# Task goal
Could the lines from the start of the data through the line with "-1.239, -1.388, -1.493]" be set down exactly, with no pictures among them?

# Recorded data
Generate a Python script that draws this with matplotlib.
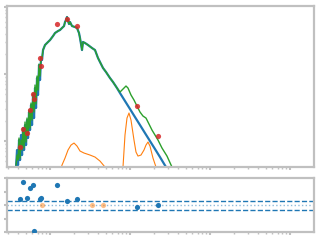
import numpy as np
import matplotlib
matplotlib.use("Agg")
import matplotlib.pyplot as plt

# log10 wavelength / log10 flux
star_lx = [2.575, 2.5875, 2.600, 2.6125, 2.625, 2.6375, 2.650, 2.6625, 2.675, 2.6875,
           2.700, 2.7125, 2.725, 2.7375, 2.750, 2.7625, 2.775, 2.7875, 2.800, 2.8125,
           2.825, 2.8375, 2.850, 2.8625, 2.875, 2.8875, 2.900, 2.9125, 2.9375, 2.975,
           3.000, 3.0375, 3.0625, 3.100, 3.125, 3.150, 3.175, 3.1875, 3.200, 3.2125,
           3.225, 3.2375, 3.250, 3.275, 3.3125, 3.3375, 3.3625, 3.375, 3.3875, 3.400,
           3.4125, 3.4375, 3.475, 3.525, 3.5625, 3.600, 3.625, 3.6625, 3.700, 3.750,
           3.7875, 3.8375, 3.875, 3.9375, 4.000, 4.0625, 4.125, 4.1875, 4.250, 4.3125,
           4.375, 4.450, 4.500]
star_ly = [-1.388, -1.134, -1.358, -0.985, -1.284, -0.910, -1.209, -0.806, -1.134, -0.761,
           -1.060, -0.687, -0.955, -0.567, -0.836, -0.463, -0.761, -0.313, -0.657, -0.209,
           -0.507, -0.060, -0.313, 0.134, -0.090, 0.239, 0.209, 0.358, 0.433, 0.478,
           0.507, 0.567, 0.612, 0.642, 0.657, 0.687, 0.716, 0.776, 0.806, 0.851,
           0.791, 0.746, 0.776, 0.716, 0.701, 0.687, 0.612, 0.537, 0.448, 0.358,
           0.478, 0.463, 0.433, 0.388, 0.358, 0.239, 0.179, 0.090, 0.030, -0.060,
           -0.119, -0.209, -0.284, -0.403, -0.522, -0.642, -0.761, -0.881, -1.000, -1.119,
           -1.239, -1.388, -1.493]

total_lx = [2.575, 2.5875, 2.600, 2.6125, 2.625, 2.6375, 2.650, 2.6625, 2.675, 2.6875,
            2.700, 2.7125, 2.725, 2.7375, 2.750, 2.7625, 2.775, 2.7875, 2.800, 2.8125,
            2.825, 2.8375, 2.850, 2.8625, 2.875, 2.8875, 2.900, 2.9125, 2.9375, 2.975,
            3.000, 3.0375, 3.0625, 3.100, 3.125, 3.150, 3.175, 3.1875, 3.200, 3.2125,
            3.225, 3.2375, 3.250, 3.275, 3.3125, 3.3375, 3.3625, 3.375, 3.3875, 3.400,
            3.4125, 3.4375, 3.475, 3.525, 3.5625, 3.600, 3.625, 3.6625, 3.700, 3.750,
            3.7875, 3.8375, 3.875, 3.9125, 3.950, 3.975, 4.0125, 4.050, 4.0875, 4.125,
            4.1625, 4.200, 4.2375, 4.275, 4.3125, 4.350, 4.400, 4.4625, 4.525, 4.550]
total_ly = [-1.358, -1.209, -1.284, -0.955, -1.254, -0.985, -1.134, -0.836, -1.104, -0.716,
            -1.015, -0.657, -0.910, -0.537, -0.806, -0.433, -0.687, -0.284, -0.567, -0.164,
            -0.448, -0.030, -0.239, 0.149, -0.030, 0.254, 0.239, 0.358, 0.433, 0.478,
            0.507, 0.567, 0.612, 0.642, 0.657, 0.687, 0.716, 0.776, 0.806, 0.851,
            0.791, 0.746, 0.776, 0.716, 0.701, 0.687, 0.612, 0.537, 0.448, 0.358,
            0.478, 0.463, 0.433, 0.388, 0.358, 0.239, 0.179, 0.090, 0.030, -0.060,
            -0.119, -0.209, -0.269, -0.224, -0.179, -0.209, -0.313, -0.388, -0.478, -0.567,
            -0.627, -0.657, -0.746, -0.836, -0.910, -0.985, -1.104, -1.224, -1.388, -1.448]

dust_lx = [3.125, 3.150, 3.1875, 3.225, 3.2625, 3.300, 3.3375, 3.375, 3.425, 3.500,
           3.5625, 3.625, 3.6875, 3.750, 3.850, 3.9125, 3.9375, 3.9625, 3.9875, 4.0125,
           4.050, 4.075, 4.100, 4.1375, 4.175, 4.200, 4.225, 4.250, 4.2875, 4.325, 4.350]
dust_ly = [-1.463, -1.358, -1.254, -1.134, -1.060, -1.030, -1.075, -1.149, -1.179, -1.209,
           -1.239, -1.299, -1.388, -1.582, -1.582, -1.388, -0.910, -0.657, -0.582, -0.687,
           -0.985, -1.164, -1.224, -1.209, -1.134, -1.060, -1.015, -1.075, -1.254, -1.388, -1.507]

phot_lx = [2.629, 2.6625, 2.716, 2.744, 2.791, 2.804, 2.879, 2.891, 3.091, 3.216, 3.341, 4.091, 4.350]
phot_ly = [-1.094, -0.825, -0.885, -0.537, -0.303, -0.378, 0.234, 0.119, 0.742, 0.821, 0.716, -0.482, -0.921]
resid = [0.45, 1.74, 0.56, 1.30, 1.52, -1.89, 0.45, 0.56, 1.52, 0.33, 0.45, -0.11, 0.04]

lim_lx = [2.904, 3.529, 3.666]
lim_resid = [0.0, 0.0, 0.0]

grey = '#c0c0c0'

def style(ax):
    for s in ax.spines.values():
        s.set_color(grey)
        s.set_linewidth(1.6)
    ax.tick_params(which='both', colors=grey, labelleft=False, labelbottom=False,
                   direction='out')
    ax.tick_params(which='major', length=2, width=1.5)
    ax.tick_params(which='minor', length=1.5, width=1)

fig = plt.figure(figsize=(3.2, 2.4), dpi=100)
ax1 = fig.add_axes([0.022, 0.304, 0.959, 0.671])
ax2 = fig.add_axes([0.022, 0.033, 0.959, 0.225])

ax1.plot(10**np.array(star_lx), 10**np.array(star_ly), color='tab:blue', lw=1.6)
ax1.plot(10**np.array(total_lx), 10**np.array(total_ly), color='tab:green', lw=1.0)
ax1.plot(10**np.array(dust_lx), 10**np.array(dust_ly), color='tab:orange', lw=0.8)
ax1.scatter(10**np.array(phot_lx), 10**np.array(phot_ly), color='tab:red', s=14, alpha=0.85, zorder=5, lw=0)
ax1.set_xscale('log')
ax1.set_yscale('log')
ax1.set_xlim(10**2.4625, 10**6.3)
ax1.set_ylim(10**-1.388, 10**1.015)
style(ax1)

ax2.axhline(0.33, color='tab:blue', ls='--', lw=1)
ax2.axhline(-0.33, color='tab:blue', ls='--', lw=1)
ax2.axhline(0, color='tab:blue', ls=':', lw=1, alpha=0.5)
ax2.scatter(10**np.array(phot_lx), resid, color='tab:blue', s=14, lw=0, zorder=5)
ax2.scatter(10**np.array(lim_lx), lim_resid, color='tab:orange', s=14, lw=0, alpha=0.5, zorder=5)
ax2.set_xscale('log')
ax2.set_xlim(10**2.4625, 10**6.3)
ax2.set_ylim(-2, 2)
ax2.set_yticks([-2, -1, 0, 1, 2])
style(ax2)

fig.savefig('out.png', dpi=100)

# The solution
Generate a Python script that draws this with matplotlib.
import numpy as np
import matplotlib
matplotlib.use("Agg")
import matplotlib.pyplot as plt

# log10 wavelength / log10 flux
star_lx = [2.575, 2.5875, 2.600, 2.6125, 2.625, 2.6375, 2.650, 2.6625, 2.675, 2.6875,
           2.700, 2.7125, 2.725, 2.7375, 2.750, 2.7625, 2.775, 2.7875, 2.800, 2.8125,
           2.825, 2.8375, 2.850, 2.8625, 2.875, 2.8875, 2.900, 2.9125, 2.9375, 2.975,
           3.000, 3.0375, 3.0625, 3.100, 3.125, 3.150, 3.175, 3.1875, 3.200, 3.2125,
           3.225, 3.2375, 3.250, 3.275, 3.3125, 3.3375, 3.3625, 3.375, 3.3875, 3.400,
           3.4125, 3.4375, 3.475, 3.525, 3.5625, 3.600, 3.625, 3.6625, 3.700, 3.750,
           3.7875, 3.8375, 3.875, 3.9375, 4.000, 4.0625, 4.125, 4.1875, 4.250, 4.3125,
           4.375, 4.450, 4.500]
star_ly = [-1.388, -1.134, -1.358, -0.985, -1.284, -0.910, -1.209, -0.806, -1.134, -0.761,
           -1.060, -0.687, -0.955, -0.567, -0.836, -0.463, -0.761, -0.313, -0.657, -0.209,
           -0.507, -0.060, -0.313, 0.134, -0.090, 0.239, 0.209, 0.358, 0.433, 0.478,
           0.507, 0.567, 0.612, 0.642, 0.657, 0.687, 0.716, 0.776, 0.806, 0.851,
           0.791, 0.746, 0.776, 0.716, 0.701, 0.687, 0.612, 0.537, 0.448, 0.358,
           0.478, 0.463, 0.433, 0.388, 0.358, 0.239, 0.179, 0.090, 0.030, -0.060,
           -0.119, -0.209, -0.284, -0.403, -0.522, -0.642, -0.761, -0.881, -1.000, -1.119,
           -1.239, -1.388, -1.493]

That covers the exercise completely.